The first thing I did today was talk to my friend. This is key to my daily habits, because I’ve found if I don’t talk to someone at least *once* during the day, I sink into sort of a.. mindless vegitative state. I go back to bed. I read a book for THE ENTIRE DAY and don’t move. Projects drop by the wayside and things get forgotten. So speaking to a friend sparks up my creative drive and reminds me that I have things outside of my comfy little home sphere to get ready for.

Once that friendly chat is over, that’s when I do a little self motivational time. I’m severely depressed. Harsh words, negativity, it all sends me circling into a vicious cycle of self doubt and distress, and dare I say.. emo-ness. Now since I can’t stand being emo, and end up getting annoyed and frustrated, I’ve been making a point to sit down and cut the legs out of my inner prince emo-tep. So I spent the day reading fat blogs.

What are fat blogs? They are blogs written by overweight men and women who have accepted themselves, DO NOT hate themselves, and are out there enjoying life to the fullest. I have a weight problem, it’s bothered me quite a bit as it wasn’t something I grew up with. With my last two pregnancies I packed on enough pounds between them to make me into the dangerously obese category (I was placed on bedrest for much of the pregnancies). Pre-existing health problems became exaserbated when I couldn’t do the things I needed to keep them from getting worse, until eventually I was falling apart. As I pick up the pieces, it’s a constant uphill struggle to NOT compare myself to when I was 20, 22, 25.  These blogs do wonders to help me kick off the day with “I am me and I am FANTASTIC.”

For me, doing art is all about my state of mind. Getting anything done at all is all about my state of mind. When I’m happy, I can move mountains. When I’m sad, everything falls apart. So … since things need to be done, I need to be happy!
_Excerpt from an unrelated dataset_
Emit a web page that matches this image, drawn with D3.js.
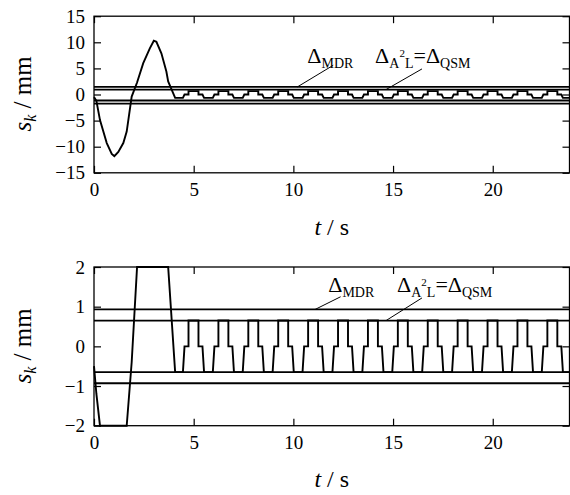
<!DOCTYPE html>
<html>
<head>
<meta charset="utf-8">
<script src="https://cdn.jsdelivr.net/npm/d3@7"></script>
</head>
<body style="margin:0;background:#fff">
<script>
// time [s] and displacement s_k [mm]
var time = [0, 0.12, 0.3, 0.64, 0.89, 1.02, 1.22, 1.47, 1.64, 1.89, 2.16, 2.47, 2.8, 3.0, 3.13, 3.38, 3.63, 3.72, 4.07,
  4.46, 4.54, 4.74, 4.74, 5.24, 5.24, 5.44, 5.52,
  5.96, 6.04, 6.24, 6.24, 6.74, 6.74, 6.94, 7.02,
  7.46, 7.54, 7.74, 7.74, 8.24, 8.24, 8.44, 8.52,
  8.96, 9.04, 9.24, 9.24, 9.74, 9.74, 9.94, 10.02,
  10.46, 10.54, 10.74, 10.74, 11.24, 11.24, 11.44, 11.52,
  11.96, 12.04, 12.24, 12.24, 12.74, 12.74, 12.94, 13.02,
  13.46, 13.54, 13.74, 13.74, 14.24, 14.24, 14.44, 14.52,
  14.96, 15.04, 15.24, 15.24, 15.74, 15.74, 15.94, 16.02,
  16.46, 16.54, 16.74, 16.74, 17.24, 17.24, 17.44, 17.52,
  17.96, 18.04, 18.24, 18.24, 18.74, 18.74, 18.94, 19.02,
  19.46, 19.54, 19.74, 19.74, 20.24, 20.24, 20.44, 20.52,
  20.96, 21.04, 21.24, 21.24, 21.74, 21.74, 21.94, 22.02,
  22.46, 22.54, 22.74, 22.74, 23.24, 23.24, 23.44, 23.52, 23.85];
var disp = [-0.5, -1.2, -4.9, -9.3, -11.4, -11.8, -11.0, -9.3, -7.1, -0.4, 2.3, 6.0, 8.85, 10.3, 10.1, 7.9, 4.4, 2.5, -0.65,
  -0.65, 0, 0, 0.65, 0.65, 0, 0, -0.65,
  -0.65, 0, 0, 0.65, 0.65, 0, 0, -0.65,
  -0.65, 0, 0, 0.65, 0.65, 0, 0, -0.65,
  -0.65, 0, 0, 0.65, 0.65, 0, 0, -0.65,
  -0.65, 0, 0, 0.65, 0.65, 0, 0, -0.65,
  -0.65, 0, 0, 0.65, 0.65, 0, 0, -0.65,
  -0.65, 0, 0, 0.65, 0.65, 0, 0, -0.65,
  -0.65, 0, 0, 0.65, 0.65, 0, 0, -0.65,
  -0.65, 0, 0, 0.65, 0.65, 0, 0, -0.65,
  -0.65, 0, 0, 0.65, 0.65, 0, 0, -0.65,
  -0.65, 0, 0, 0.65, 0.65, 0, 0, -0.65,
  -0.65, 0, 0, 0.65, 0.65, 0, 0, -0.65,
  -0.65, 0, 0, 0.65, 0.65, 0, 0, -0.65, -0.65];

// threshold lines (MDR outer pair, A2L = QSM inner pair)
var topLevels = [1.45, 0.95, -1.15, -1.75];
var bottomLevels = [0.93, 0.65, -0.65, -0.93];

var xTicks = [0, 5, 10, 15, 20];
var topYTicks = [-15, -10, -5, 0, 5, 10, 15];
var bottomYTicks = [-2, -1, 0, 1, 2];

var serif = "'Times New Roman', 'Liberation Serif', 'DejaVu Serif', serif";
var data = time.map(function(t, i) { return { t: t, s: disp[i] }; });
var fmt = d3.format("d");

var svg = d3.select("body").append("svg")
    .attr("width", 570)
    .attr("height", 495)
    .style("font-family", serif);

var x = d3.scaleLinear().domain([0, 23.85]).range([94, 569.5]);

var panels = [
  { domain: [-15, 15], range: [172.8, 16.2], ticks: topYTicks, levels: topLevels,
    mdrLabel: [10.7, 6.0], qsmLabel: [14.1, 6.0],
    mdrLead: [[12.0, 5.6], [10.2, topLevels[0]]], qsmLead: [[16.45, 4.9], [14.65, topLevels[1]]],
    xLabelY: 235, yTitleY: 94 },
  { domain: [-2, 2], range: [425.7, 267], ticks: bottomYTicks, levels: bottomLevels,
    mdrLabel: [11.75, 1.37], qsmLabel: [15.2, 1.37],
    mdrLead: [[12.37, 1.25], [11.09, bottomLevels[0]]], qsmLead: [[16.45, 1.22], [14.65, bottomLevels[1]]],
    xLabelY: 487, yTitleY: 346 }
];

panels.forEach(function(p) {
  var y = d3.scaleLinear().domain(p.domain).range(p.range).clamp(true);
  var g = svg.append("g");

  // threshold lines
  g.selectAll("line.level")
    .data(p.levels)
    .enter().append("line")
    .attr("x1", x(0)).attr("x2", x(23.85))
    .attr("y1", function(d) { return y(d); })
    .attr("y2", function(d) { return y(d); })
    .attr("stroke", "#000").attr("stroke-width", 1.8);

  // signal
  var line = d3.line()
    .x(function(d) { return x(d.t); })
    .y(function(d) { return y(d.s); });
  g.append("path")
    .datum(data)
    .attr("d", line)
    .attr("fill", "none")
    .attr("stroke", "#000")
    .attr("stroke-width", 1.9);

  // axes with inward ticks, mirrored on top and right
  var yTop = p.range[1], yBot = p.range[0];
  var ax = [
    g.append("g").attr("transform", "translate(0," + yBot + ")")
      .call(d3.axisBottom(x).tickValues(xTicks).tickFormat(fmt).tickSize(-7).tickSizeOuter(0).tickPadding(10)),
    g.append("g").attr("transform", "translate(0," + yTop + ")")
      .call(d3.axisTop(x).tickValues(xTicks).tickSize(-7).tickSizeOuter(0).tickFormat("")),
    g.append("g").attr("transform", "translate(" + x(0) + ",0)")
      .call(d3.axisLeft(y).tickValues(p.ticks).tickFormat(fmt).tickSize(-7).tickSizeOuter(0).tickPadding(9)),
    g.append("g").attr("transform", "translate(" + x(23.85) + ",0)")
      .call(d3.axisRight(y).tickValues(p.ticks).tickSize(-7).tickSizeOuter(0).tickFormat(""))
  ];
  ax.forEach(function(a) {
    a.attr("font-family", serif);
    a.select(".domain").remove();
    a.selectAll("line").attr("stroke", "#000").attr("stroke-width", 1.2);
    a.selectAll("text").attr("font-size", 19).attr("fill", "#000").style("font-family", serif);
  });

  // frame
  g.append("rect")
    .attr("x", x(0)).attr("y", yTop)
    .attr("width", x(23.85) - x(0)).attr("height", yBot - yTop)
    .attr("fill", "none").attr("stroke", "#000").attr("stroke-width", 1.3);

  // axis titles
  var xt = g.append("text")
    .attr("x", (x(0) + x(23.85)) / 2).attr("y", p.xLabelY)
    .attr("text-anchor", "middle").attr("font-size", 24).style("font-family", serif);
  xt.append("tspan").attr("font-style", "italic").text("t");
  xt.append("tspan").text(" / s");

  var yt = g.append("text")
    .attr("transform", "translate(31," + p.yTitleY + ") rotate(-90)")
    .attr("text-anchor", "middle").attr("font-size", 25).style("font-family", serif);
  yt.append("tspan").attr("font-style", "italic").text("s");
  yt.append("tspan").attr("font-style", "italic").attr("font-size", 16).attr("dy", 5).text("k");
  yt.append("tspan").attr("dy", -5).text(" / mm");

  // annotations
  var l1 = g.append("text")
    .attr("x", x(p.mdrLabel[0])).attr("y", y(p.mdrLabel[1]))
    .attr("font-size", 22).style("font-family", serif);
  l1.append("tspan").text("\u0394");
  l1.append("tspan").attr("font-size", 14).attr("dy", 5).text("MDR");

  var l2 = g.append("text")
    .attr("x", x(p.qsmLabel[0])).attr("y", y(p.qsmLabel[1]))
    .attr("font-size", 22).style("font-family", serif);
  l2.append("tspan").text("\u0394");
  l2.append("tspan").attr("font-size", 14).attr("dy", 5).text("A");
  l2.append("tspan").attr("font-size", 11).attr("dy", -11).text("2");
  l2.append("tspan").attr("font-size", 14).attr("dy", 11).text("L");
  l2.append("tspan").attr("dy", -5).text("=");
  l2.append("tspan").text("\u0394");
  l2.append("tspan").attr("font-size", 14).attr("dy", 5).text("QSM");

  [p.mdrLead, p.qsmLead].forEach(function(ld) {
    g.append("line")
      .attr("x1", x(ld[0][0])).attr("y1", y(ld[0][1]))
      .attr("x2", x(ld[1][0])).attr("y2", y(ld[1][1]))
      .attr("stroke", "#000").attr("stroke-width", 1);
  });
});
</script>
</body>
</html>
Well with my mood suitably improved thanks to the wonderful ladies who’s blogs I read, I move on to the rest of my day. At the moment I’m blogging, to sort of organize my thoughts. From here I’ll be compiling all those fun bits of matboard into one pile, then I’ll scramble around and straighten house while I wait for my awesome sculpty wings to dry. Tonight, I’ll finish epoxying dragon scales onto another sculpture (yes I’m a sculpting fool!) and I’ll stain all the wooden boxes I’m taking with me to dragoncon. Originally I was going to try to finish two more paintings in time for the con. But then I remembered that I have a TABLE at the con and actually need to have products at said table. So I’ll be staining boxes instead.

I can’t wait to show you guys these sculptures.

Dragoncon art show needs you!

Saturday, July 18th, 2009

Hi guys, most of you will probably have already read this every other place I post at. However, the dragoncon art show is in need of volunteers.

Most particularly, volunteers on thursday during the art show set up.

You can find more information here: http://www.artshow.dragoncon.org/index.html  click on ’staff information’. There’s actually some fairly good deals for volunteers, I wish I’d checked this out sooner! I’d have brought my whole crazy family down. Well anyway, check it out, volunteer. And if you can’t for the whole time, do try for just thursday. We’re in need of people who will help set up the art show.